Entries supplied
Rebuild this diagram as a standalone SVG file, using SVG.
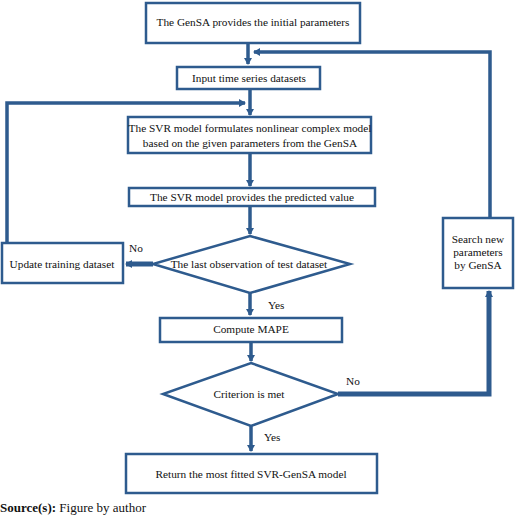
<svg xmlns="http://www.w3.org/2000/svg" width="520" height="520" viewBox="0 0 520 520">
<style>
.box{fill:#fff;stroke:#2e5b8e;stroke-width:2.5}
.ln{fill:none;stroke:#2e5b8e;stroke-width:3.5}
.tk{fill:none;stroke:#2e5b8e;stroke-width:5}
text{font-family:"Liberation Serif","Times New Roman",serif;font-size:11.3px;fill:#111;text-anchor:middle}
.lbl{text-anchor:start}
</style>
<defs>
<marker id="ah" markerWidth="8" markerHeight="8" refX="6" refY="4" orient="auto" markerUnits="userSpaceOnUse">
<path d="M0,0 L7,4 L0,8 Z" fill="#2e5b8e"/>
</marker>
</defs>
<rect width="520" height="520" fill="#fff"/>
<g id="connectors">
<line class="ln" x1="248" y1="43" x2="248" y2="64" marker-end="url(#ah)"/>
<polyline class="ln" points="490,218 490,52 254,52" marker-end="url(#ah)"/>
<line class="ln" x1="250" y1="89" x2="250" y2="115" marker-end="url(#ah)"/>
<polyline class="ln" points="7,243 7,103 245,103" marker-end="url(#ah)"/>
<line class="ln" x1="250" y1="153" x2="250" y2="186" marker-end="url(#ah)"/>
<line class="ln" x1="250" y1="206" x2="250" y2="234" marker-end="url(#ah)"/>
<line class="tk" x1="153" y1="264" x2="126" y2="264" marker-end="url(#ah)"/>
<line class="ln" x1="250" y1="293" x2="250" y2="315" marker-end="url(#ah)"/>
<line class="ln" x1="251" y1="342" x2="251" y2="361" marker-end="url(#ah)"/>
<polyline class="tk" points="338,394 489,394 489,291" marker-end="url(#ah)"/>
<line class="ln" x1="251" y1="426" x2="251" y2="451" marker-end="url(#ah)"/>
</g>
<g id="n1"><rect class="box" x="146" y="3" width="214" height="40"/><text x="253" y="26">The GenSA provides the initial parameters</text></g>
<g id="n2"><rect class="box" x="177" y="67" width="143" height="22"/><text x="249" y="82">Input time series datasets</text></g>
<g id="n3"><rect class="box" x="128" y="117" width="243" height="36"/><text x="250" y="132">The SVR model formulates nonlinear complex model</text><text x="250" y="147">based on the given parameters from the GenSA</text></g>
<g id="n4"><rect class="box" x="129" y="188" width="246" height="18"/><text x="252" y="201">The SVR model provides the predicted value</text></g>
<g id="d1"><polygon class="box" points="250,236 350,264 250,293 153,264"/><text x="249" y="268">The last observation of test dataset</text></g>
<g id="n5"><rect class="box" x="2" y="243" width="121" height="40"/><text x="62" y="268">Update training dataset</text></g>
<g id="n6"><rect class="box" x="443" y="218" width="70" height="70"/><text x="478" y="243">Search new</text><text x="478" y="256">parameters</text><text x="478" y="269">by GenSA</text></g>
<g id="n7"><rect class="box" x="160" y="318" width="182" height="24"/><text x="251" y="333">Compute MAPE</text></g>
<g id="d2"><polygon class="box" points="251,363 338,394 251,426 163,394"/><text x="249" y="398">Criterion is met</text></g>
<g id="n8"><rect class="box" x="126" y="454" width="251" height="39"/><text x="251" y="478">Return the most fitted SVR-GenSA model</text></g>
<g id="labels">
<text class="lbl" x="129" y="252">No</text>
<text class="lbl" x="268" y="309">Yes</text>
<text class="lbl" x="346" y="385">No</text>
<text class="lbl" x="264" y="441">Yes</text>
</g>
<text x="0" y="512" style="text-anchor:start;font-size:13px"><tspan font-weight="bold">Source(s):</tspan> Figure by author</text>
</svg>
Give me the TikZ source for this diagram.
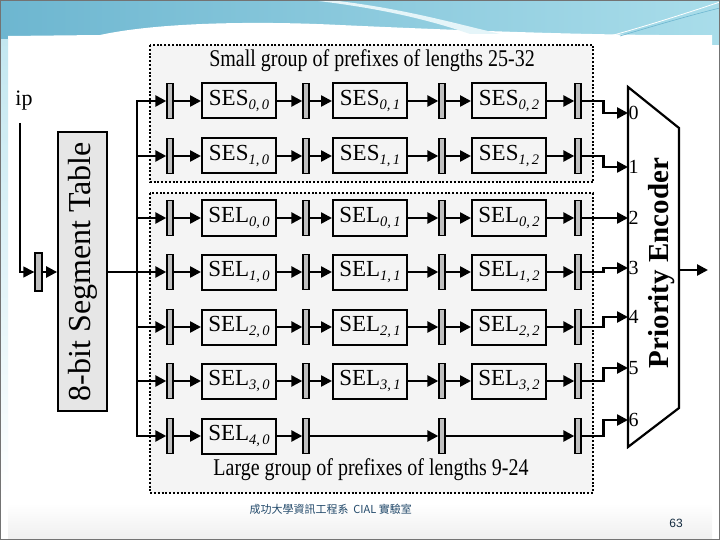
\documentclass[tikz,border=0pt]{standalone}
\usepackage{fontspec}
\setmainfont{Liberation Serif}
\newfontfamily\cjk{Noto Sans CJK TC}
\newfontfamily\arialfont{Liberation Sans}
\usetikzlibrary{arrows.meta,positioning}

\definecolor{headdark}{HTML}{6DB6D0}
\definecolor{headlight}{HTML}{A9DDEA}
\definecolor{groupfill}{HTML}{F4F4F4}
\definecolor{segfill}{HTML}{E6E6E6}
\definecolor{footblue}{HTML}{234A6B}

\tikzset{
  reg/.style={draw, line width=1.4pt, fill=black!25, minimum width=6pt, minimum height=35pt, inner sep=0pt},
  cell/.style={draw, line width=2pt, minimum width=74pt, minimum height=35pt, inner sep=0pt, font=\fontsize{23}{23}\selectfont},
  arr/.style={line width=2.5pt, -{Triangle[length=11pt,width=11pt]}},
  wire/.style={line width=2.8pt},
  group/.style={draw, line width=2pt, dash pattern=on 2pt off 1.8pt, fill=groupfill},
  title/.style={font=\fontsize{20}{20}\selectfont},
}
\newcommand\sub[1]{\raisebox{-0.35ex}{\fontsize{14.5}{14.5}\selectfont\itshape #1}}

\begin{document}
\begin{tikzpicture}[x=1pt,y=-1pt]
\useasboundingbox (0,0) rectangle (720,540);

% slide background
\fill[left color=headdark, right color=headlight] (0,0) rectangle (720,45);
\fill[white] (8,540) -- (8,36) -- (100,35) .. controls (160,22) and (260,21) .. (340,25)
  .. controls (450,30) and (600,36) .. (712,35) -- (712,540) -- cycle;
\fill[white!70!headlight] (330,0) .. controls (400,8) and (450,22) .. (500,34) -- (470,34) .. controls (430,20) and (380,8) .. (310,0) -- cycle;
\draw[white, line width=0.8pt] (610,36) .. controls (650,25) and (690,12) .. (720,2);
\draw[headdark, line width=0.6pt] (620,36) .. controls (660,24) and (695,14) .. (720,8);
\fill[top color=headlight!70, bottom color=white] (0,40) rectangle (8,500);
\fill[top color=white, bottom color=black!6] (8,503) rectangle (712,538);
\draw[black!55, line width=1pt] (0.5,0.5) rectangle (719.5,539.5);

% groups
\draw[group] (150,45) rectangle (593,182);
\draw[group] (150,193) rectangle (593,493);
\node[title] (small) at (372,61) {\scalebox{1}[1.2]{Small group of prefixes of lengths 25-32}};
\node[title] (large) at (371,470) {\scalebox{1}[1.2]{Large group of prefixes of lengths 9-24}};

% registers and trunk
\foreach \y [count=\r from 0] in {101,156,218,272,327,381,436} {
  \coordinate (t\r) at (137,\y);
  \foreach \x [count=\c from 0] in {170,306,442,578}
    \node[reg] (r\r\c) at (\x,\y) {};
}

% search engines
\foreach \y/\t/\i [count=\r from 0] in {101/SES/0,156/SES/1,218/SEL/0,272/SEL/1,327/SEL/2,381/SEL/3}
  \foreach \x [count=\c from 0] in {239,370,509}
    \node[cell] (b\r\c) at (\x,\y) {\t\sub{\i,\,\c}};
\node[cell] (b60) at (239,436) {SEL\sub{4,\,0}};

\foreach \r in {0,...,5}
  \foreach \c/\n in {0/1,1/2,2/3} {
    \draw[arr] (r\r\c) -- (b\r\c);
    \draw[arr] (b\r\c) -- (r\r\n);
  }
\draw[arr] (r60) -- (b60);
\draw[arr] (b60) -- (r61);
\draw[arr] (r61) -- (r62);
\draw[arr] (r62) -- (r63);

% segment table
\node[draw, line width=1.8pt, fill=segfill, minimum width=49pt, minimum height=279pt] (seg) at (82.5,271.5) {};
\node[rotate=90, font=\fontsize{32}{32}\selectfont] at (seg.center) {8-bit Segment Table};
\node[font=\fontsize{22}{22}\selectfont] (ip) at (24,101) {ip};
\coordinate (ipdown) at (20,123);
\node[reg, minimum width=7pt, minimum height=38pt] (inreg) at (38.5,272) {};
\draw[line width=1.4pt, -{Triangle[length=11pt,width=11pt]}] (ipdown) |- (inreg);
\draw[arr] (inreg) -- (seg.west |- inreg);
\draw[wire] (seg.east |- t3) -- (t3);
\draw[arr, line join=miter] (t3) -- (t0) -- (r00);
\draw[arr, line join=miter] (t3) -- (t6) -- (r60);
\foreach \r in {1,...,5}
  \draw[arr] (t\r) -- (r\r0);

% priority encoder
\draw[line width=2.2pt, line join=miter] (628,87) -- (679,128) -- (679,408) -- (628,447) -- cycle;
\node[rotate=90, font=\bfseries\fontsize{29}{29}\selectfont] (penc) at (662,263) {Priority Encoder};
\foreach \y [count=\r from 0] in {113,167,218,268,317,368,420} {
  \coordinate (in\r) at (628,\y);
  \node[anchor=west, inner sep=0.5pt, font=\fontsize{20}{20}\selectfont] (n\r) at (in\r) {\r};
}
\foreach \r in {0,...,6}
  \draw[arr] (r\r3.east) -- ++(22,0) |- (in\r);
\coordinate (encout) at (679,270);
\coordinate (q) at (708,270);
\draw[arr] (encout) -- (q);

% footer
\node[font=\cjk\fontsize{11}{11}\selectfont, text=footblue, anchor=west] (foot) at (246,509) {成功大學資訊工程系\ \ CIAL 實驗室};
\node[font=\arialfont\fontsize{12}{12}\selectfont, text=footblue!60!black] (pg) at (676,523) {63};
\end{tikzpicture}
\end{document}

---

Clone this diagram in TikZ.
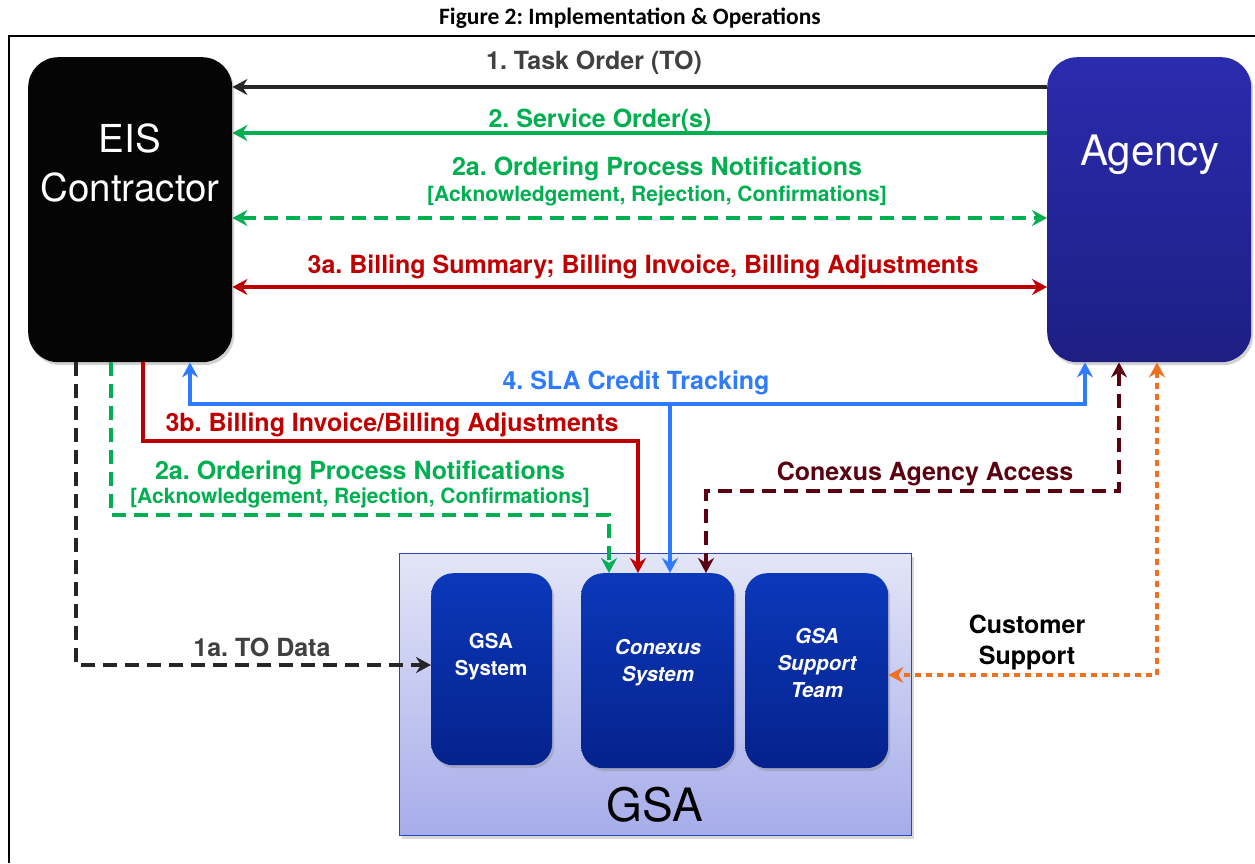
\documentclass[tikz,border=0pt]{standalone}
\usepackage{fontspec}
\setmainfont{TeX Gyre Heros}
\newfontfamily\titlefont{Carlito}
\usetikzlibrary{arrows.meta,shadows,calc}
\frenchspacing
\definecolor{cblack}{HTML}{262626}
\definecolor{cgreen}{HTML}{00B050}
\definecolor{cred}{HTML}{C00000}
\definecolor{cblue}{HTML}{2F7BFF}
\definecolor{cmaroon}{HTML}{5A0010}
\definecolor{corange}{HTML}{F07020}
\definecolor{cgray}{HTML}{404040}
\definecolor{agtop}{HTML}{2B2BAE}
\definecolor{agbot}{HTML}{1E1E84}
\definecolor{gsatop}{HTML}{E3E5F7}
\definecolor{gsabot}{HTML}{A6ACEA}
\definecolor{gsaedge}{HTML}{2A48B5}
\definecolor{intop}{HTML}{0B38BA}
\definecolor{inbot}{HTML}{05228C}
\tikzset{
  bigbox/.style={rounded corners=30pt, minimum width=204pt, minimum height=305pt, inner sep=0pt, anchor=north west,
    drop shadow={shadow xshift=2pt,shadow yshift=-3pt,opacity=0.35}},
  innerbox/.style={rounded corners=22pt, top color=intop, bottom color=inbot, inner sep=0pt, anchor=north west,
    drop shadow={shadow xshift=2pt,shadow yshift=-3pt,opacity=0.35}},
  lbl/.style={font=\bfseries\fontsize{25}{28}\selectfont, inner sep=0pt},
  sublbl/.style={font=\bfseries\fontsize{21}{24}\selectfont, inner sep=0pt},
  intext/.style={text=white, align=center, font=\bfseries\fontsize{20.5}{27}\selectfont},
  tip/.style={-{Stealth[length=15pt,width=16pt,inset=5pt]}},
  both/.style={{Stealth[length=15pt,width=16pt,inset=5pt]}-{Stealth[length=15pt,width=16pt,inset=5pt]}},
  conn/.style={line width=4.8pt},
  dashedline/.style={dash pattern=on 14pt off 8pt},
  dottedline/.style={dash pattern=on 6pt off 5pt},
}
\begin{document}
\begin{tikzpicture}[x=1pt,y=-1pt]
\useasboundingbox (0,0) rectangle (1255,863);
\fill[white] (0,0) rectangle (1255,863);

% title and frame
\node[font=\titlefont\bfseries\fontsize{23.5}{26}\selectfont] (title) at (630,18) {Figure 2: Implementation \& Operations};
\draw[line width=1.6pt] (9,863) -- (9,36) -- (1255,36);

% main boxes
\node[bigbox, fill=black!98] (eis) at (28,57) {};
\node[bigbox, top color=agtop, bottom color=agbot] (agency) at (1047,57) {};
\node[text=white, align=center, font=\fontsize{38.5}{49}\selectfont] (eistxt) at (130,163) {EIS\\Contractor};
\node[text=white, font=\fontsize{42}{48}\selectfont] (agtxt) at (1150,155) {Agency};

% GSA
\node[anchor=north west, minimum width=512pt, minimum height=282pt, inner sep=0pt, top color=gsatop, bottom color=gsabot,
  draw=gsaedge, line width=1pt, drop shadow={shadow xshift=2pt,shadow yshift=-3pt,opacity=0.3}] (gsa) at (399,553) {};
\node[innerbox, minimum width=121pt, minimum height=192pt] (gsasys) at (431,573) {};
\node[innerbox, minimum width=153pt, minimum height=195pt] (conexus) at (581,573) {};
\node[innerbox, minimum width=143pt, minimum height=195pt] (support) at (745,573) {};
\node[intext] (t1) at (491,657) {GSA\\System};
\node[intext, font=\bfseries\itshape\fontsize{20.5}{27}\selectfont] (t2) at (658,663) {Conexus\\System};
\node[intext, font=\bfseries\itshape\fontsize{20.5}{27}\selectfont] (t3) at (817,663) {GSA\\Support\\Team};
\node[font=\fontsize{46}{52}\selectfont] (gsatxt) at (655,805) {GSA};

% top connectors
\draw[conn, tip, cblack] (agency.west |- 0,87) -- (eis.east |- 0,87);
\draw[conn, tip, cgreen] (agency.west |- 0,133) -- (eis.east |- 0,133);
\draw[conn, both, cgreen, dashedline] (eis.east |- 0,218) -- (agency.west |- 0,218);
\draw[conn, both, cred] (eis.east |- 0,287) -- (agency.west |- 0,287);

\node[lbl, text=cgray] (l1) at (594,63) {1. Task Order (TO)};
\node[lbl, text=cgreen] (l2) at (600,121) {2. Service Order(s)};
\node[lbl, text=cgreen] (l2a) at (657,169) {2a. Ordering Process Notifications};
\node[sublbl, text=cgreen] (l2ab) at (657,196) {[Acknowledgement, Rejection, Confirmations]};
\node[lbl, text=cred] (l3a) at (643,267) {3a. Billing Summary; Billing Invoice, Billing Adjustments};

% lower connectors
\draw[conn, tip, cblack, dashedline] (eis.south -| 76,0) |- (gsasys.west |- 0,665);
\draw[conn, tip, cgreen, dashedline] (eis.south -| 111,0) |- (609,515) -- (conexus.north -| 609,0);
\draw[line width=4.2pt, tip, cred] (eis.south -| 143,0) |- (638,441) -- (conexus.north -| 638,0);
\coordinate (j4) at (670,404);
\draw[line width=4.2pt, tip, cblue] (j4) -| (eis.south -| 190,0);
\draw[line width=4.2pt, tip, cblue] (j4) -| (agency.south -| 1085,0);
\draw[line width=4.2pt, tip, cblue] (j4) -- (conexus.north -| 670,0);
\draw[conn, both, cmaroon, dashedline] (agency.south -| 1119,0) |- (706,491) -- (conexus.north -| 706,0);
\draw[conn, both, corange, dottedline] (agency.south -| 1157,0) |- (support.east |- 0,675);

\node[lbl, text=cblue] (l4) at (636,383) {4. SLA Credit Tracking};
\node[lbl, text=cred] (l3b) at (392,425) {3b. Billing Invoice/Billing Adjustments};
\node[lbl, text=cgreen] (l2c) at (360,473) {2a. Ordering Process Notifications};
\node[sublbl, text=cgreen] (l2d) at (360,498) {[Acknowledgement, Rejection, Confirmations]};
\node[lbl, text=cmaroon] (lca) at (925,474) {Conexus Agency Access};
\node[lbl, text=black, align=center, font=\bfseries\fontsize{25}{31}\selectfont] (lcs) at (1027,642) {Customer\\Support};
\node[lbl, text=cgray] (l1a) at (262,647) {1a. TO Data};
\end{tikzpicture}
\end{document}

Given request
Pictures should be left out. Retype only the run of lines from the line containing "Give me the TikZ source for this diagram." to the line containing "(0.5,0.5) rectangle (719.5,539.5);", inclusive.

Solution to the problem
Give me the TikZ source for this diagram.
\documentclass[tikz,border=0pt]{standalone}
\usepackage{fontspec}
\setmainfont{Liberation Serif}
\newfontfamily\cjk{Noto Sans CJK TC}
\newfontfamily\arialfont{Liberation Sans}
\usetikzlibrary{arrows.meta,positioning}

\definecolor{headdark}{HTML}{6DB6D0}
\definecolor{headlight}{HTML}{A9DDEA}
\definecolor{groupfill}{HTML}{F4F4F4}
\definecolor{segfill}{HTML}{E6E6E6}
\definecolor{footblue}{HTML}{234A6B}

\tikzset{
  reg/.style={draw, line width=1.4pt, fill=black!25, minimum width=6pt, minimum height=35pt, inner sep=0pt},
  cell/.style={draw, line width=2pt, minimum width=74pt, minimum height=35pt, inner sep=0pt, font=\fontsize{23}{23}\selectfont},
  arr/.style={line width=2.5pt, -{Triangle[length=11pt,width=11pt]}},
  wire/.style={line width=2.8pt},
  group/.style={draw, line width=2pt, dash pattern=on 2pt off 1.8pt, fill=groupfill},
  title/.style={font=\fontsize{20}{20}\selectfont},
}
\newcommand\sub[1]{\raisebox{-0.35ex}{\fontsize{14.5}{14.5}\selectfont\itshape #1}}

\begin{document}
\begin{tikzpicture}[x=1pt,y=-1pt]
\useasboundingbox (0,0) rectangle (720,540);

% slide background
\fill[left color=headdark, right color=headlight] (0,0) rectangle (720,45);
\fill[white] (8,540) -- (8,36) -- (100,35) .. controls (160,22) and (260,21) .. (340,25)
  .. controls (450,30) and (600,36) .. (712,35) -- (712,540) -- cycle;
\fill[white!70!headlight] (330,0) .. controls (400,8) and (450,22) .. (500,34) -- (470,34) .. controls (430,20) and (380,8) .. (310,0) -- cycle;
\draw[white, line width=0.8pt] (610,36) .. controls (650,25) and (690,12) .. (720,2);
\draw[headdark, line width=0.6pt] (620,36) .. controls (660,24) and (695,14) .. (720,8);
\fill[top color=headlight!70, bottom color=white] (0,40) rectangle (8,500);
\fill[top color=white, bottom color=black!6] (8,503) rectangle (712,538);
\draw[black!55, line width=1pt] (0.5,0.5) rectangle (719.5,539.5);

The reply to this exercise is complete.